La finale de la Coupe de la Ligue
Le terme même de "finale de Coupe de la Ligue" devrait valoir nomination systématique à ce trophée, tant cette compétition s’est inscrite depuis son origine dans le long processus de dévaluation du football national. Cette année, la vingtaine d’acteurs de la rencontre a en outre mis les bouchées doubles pour faire de ce rendez-vous une véritable purge, à côté duquel un match de championnat des Girondins ressemblait à une partie du Brésil dans les années 60.
Atout : le sourire arboré par Franck Jurietti après sa belle performance de boucher.
Faiblesse : c’est tout de même la défaite qui a empêché Jean-Michel Aulas d’évoquer un "doublé historique qu’aucune autre équipe française n’avait réalisé avant l’Olympique lyonnais".
La mort de Ferenc Puskás
Avec Puskás, c’est une autre idée du football qui disparaît un peu plus en novembre dernier. L’audace et la grâce au service d’une efficacité stupéfiante – les fameux quatre-vingt-trois buts en quatre-vingt-quatre sélections… Un petit gros dont on raillait à l’envi les qualités athlétiques en le voyant débarquer à l’échauffement, qui n’avait pas plus de jeu de tête que de pied droit. Pourtant personne n’aura jamais su contrarier les volontés de sa prodigieuse patte gauche. Si ce n’est un vilain Alzheimer en fin de parcours. Une lutte inégale qui imposera à son entourage de vendre aux enchères ses plus glorieuses reliques afin d'aider un homme devenu désargenté pour n’avoir été trop généreux tout au long de son existence.
Atout : malgré une concurrence de très haut niveau, rien n’aura autant fait de mal au football cette année que les adieux du Major.
Faiblesse : confronter Puskás et la Coupe de la Ligue pour l’attribution d’une même récompense, c’est vraiment trop triste.
PSG-Tel Aviv
Comme un cauchemar, d’un bout à l’autre. D’abord, un match calamiteux pour un PSG dépassé, disputé dans une ambiance tellement tendue que les témoins estiment que le chaos final était couru d’avance. Ensuite, cette ignoble chasse à l’homme organisée par une foule haineuse, sur une Porte de Saint-Cloud étrangement désertée par les forces de police, pourtant déployées en nombre aux abords du Parc... Et cet hallucinant épisode qui voit un flic noir tirer sur des racistes blancs pour défendre un Juif pris à partie, comme dans une pub Benetton particulièrement trash.
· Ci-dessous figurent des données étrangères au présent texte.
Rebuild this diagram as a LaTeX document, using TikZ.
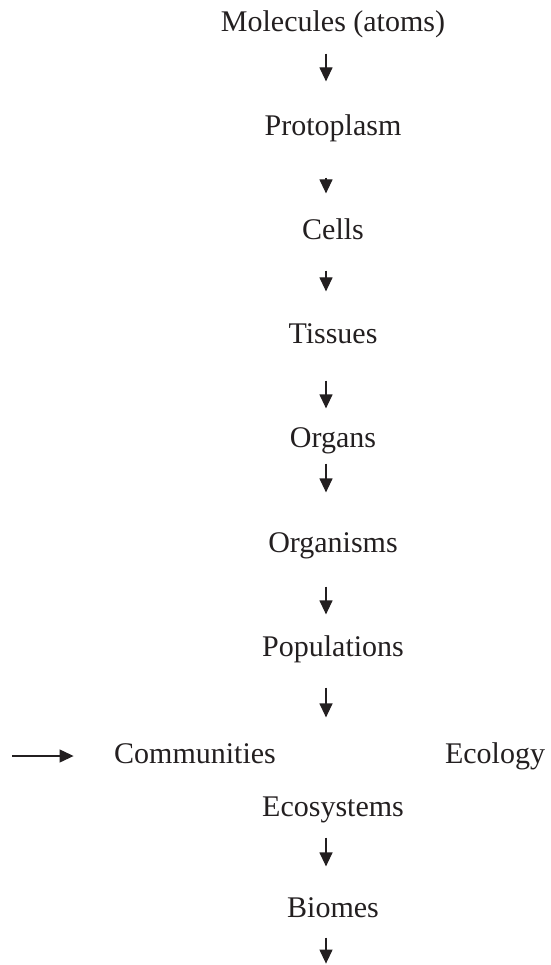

Enfin, les réactions rivalisant de démagogie des politiques (qui pour la énième fois affirment vouloir combattre un fléau toujours aussi vivace malgré des années de rodomontades jamais suivies d’effets), des joueurs (tous murés, hormis l’exception Kalou, dans un "ça ne nous concerne pas" bien pratique) et des supporters (qui présentent leur camarade mort dans ces circonstances troubles comme "la victime innocente d’un pouvoir policier qui assassine impunément", on croit rêver). Comme un cauchemar, oui, visqueux et malsain.
Atout : ça ferait un peu de pub à la coupe de l’UEFA,
Faiblesse : dans cette catégorie aussi, les Italiens ont été meilleurs que nous cette saison.
L'entrée en bourse de l'OL
Autant être honnête, si cet évènement se trouve dans la liste des candidats au pire moment de la saison, ce n’est pour les conséquences concrètes qu’il peut potentiellement amener, mais pour sa portée symbolique: parce qu’il évoque une insupportable défaite. Défaite contre la financiarisation du football, contre son entrée dans le champ du commerce, qui signe sa sortie définitive du champ du sportif. Il faut être d’indécrottables naïfs pour espérer encore faire revenir le football à sa vocation d’origine: c’est exactement l’esprit de cette nomination. Car le fait qu’il s’agisse d'une première pour un club français fait rentrer brutalement cette réalité dans notre quotidien: les victoires et les défaites se jouent plus dans les comptes de résultats que sur le terrain. On n’arrive pas à s’y faire.
Atout : il est vraiment temps d’effacer ce sourire démoniaque du visage de Jean-Michel Aulas
Faiblesse : la dure chute de l’action quelques jours après sa mise sur le marché est déjà un trophée en soi.